While Bob Bradley saw fit to bring just four players from the league that launched his own professional coaching career, Jurgen Klinsmann built his squad around the likes of Bradley, Dempsey, Sporting KC’s Matt Besler and Graham Zusi, Real Salt Lake’s Kyle Beckerman and Nick Rimando, Houston’s Brad Davis, LA Galaxy defender Omar Gonzalez and tournament darling DeAndre Yedlin.


And while the soccer wasn’t expansive and the aesthetics didn’t necessarily inspire, Klinsmann and his boys slowly clawed their way through Group G, one the rest of the world gave them little chance of navigating.


First, a magical night in Natal saw Dempsey shock Ghana before substitute John Anthony Brooks delivered the kind of comeback win that rallied more than 300 million of his countrymen to the cause. Then Dempsey and Jermaine Jones fueled what looked to be a famous win in the Amazon before Cristiano Ronaldo – battered into submission for the better part of 90 minutes – reasserted his status as the world’s best player.


And what of Germany in flooded Recife? Entirely forgettable apart from Thomas Muller’s brilliant winner and the fact that it was the USMNT, not Ghana or Portugal, that was headed to the knockout rounds. Defeat be damned, it was time to celebrate.


Meanwhile, in Group D, Costa Rica reminded everyone that CONCACAF was more than a pair of powers sandwiched around the Rio Grande.


With Columbus Crew duo Giancarlo González and Waylon Francis and New York Red Bull Roy Miller chipping in, the Ticos claimed back-to-back infamous upsets to start the tournament as Uruguay and Italy fell at the hands of Jorge Luis Pinto’s organized lines and surprisingly potent attack.



Over in Group B, Cahill was banging in golazos as Australia fought valiantly, but still failed to muster a single point.
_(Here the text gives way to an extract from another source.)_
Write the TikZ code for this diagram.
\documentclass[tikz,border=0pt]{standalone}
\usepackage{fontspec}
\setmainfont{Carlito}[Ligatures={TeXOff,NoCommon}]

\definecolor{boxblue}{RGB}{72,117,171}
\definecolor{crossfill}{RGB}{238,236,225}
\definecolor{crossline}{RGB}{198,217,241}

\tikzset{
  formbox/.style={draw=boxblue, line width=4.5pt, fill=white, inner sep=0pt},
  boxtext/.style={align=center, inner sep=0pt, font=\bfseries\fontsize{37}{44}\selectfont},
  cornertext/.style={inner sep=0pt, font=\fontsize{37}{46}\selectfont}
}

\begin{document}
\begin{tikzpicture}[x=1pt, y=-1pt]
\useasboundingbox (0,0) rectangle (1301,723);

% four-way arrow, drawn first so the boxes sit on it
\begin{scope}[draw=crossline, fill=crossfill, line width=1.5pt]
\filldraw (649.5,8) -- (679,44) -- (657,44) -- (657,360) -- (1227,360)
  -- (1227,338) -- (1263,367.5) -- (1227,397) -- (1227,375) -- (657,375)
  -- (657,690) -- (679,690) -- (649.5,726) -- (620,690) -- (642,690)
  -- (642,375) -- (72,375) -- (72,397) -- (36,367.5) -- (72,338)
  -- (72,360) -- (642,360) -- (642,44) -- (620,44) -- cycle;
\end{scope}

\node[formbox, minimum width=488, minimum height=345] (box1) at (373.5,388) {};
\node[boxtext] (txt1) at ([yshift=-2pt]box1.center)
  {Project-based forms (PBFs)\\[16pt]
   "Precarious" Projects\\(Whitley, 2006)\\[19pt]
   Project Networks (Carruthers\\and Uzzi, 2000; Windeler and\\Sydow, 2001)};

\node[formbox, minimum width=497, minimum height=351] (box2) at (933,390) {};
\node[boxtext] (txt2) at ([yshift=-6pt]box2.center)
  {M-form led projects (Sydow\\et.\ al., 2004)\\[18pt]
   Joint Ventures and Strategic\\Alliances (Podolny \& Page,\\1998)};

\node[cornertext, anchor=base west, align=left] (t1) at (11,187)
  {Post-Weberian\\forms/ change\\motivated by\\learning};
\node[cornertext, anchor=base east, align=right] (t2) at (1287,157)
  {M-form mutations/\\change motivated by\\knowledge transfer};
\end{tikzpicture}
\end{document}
Meanwhile Cesar, who was moved to tears as an entire nation gathered around their TV sets and watched the Seleção kick off the tournament in São Paolo, finished joint top of Group A alongside Mexico.


Geiger, meanwhile, became something of a star in US soccer circles in his own right. He quietly – and successfully - oversaw Colombia’s victory against Greece and Chile’s triumph over Spain, and then served as the fourth official as Uruguay knocked off Italy and Luis Suarez added yet another famous bite to his toothy legacy.


Respect? Americans on both sides of the player-referee divide had it, and they’d earned it.


It does translate to the referees,” Geiger said. “If a team comes from a country that’s not really respected, then it’s very difficult to say that a referee also would be respected. We’re in the same boat. To come out and perform well, we were hoping to do that not only for ourselves but to hopefully get respect for Americans that come up after us."


But while the US stumbled in extra time against much-fancied Belgium in picturesque Salvador – an oh-so-close free-kick routine that fell to Dempsey and Chris Wondolowski’s now-infamous miss nearly enough force spot kicks after regulation went scoreless  – Geiger, Cesar and Costa Rica marched on to the quarterfinals.

That’s where the Ticos finally fell short, losing a dramatic penalty shootout against the Netherlands following a similar victory of their own in the Round of 16 against Greece. Still, San Jose packed the streets for their boys when they finally returned home to celebrate, flags flying while the Imperial lager flowed like water.


Meanwhile, back in Brazil, the streets emptied and bars, restaurants and living rooms were packed to the gills as Cesar and Brazil took the field in Belo Horizonte against the Germans. On the sideline, Geiger took his position as fourth official, an honor befitting his flawless tournament.


The hosts ultimately lost 7-1 to the eventual champions, ending the tournament for the MLSers in Brazil. And while whatever role the league will play in 2018 is still to be decided, it will be tough to match an unforgettable summer in 2014.


Not for the players, the referee or the cities that welcomed home their heroes.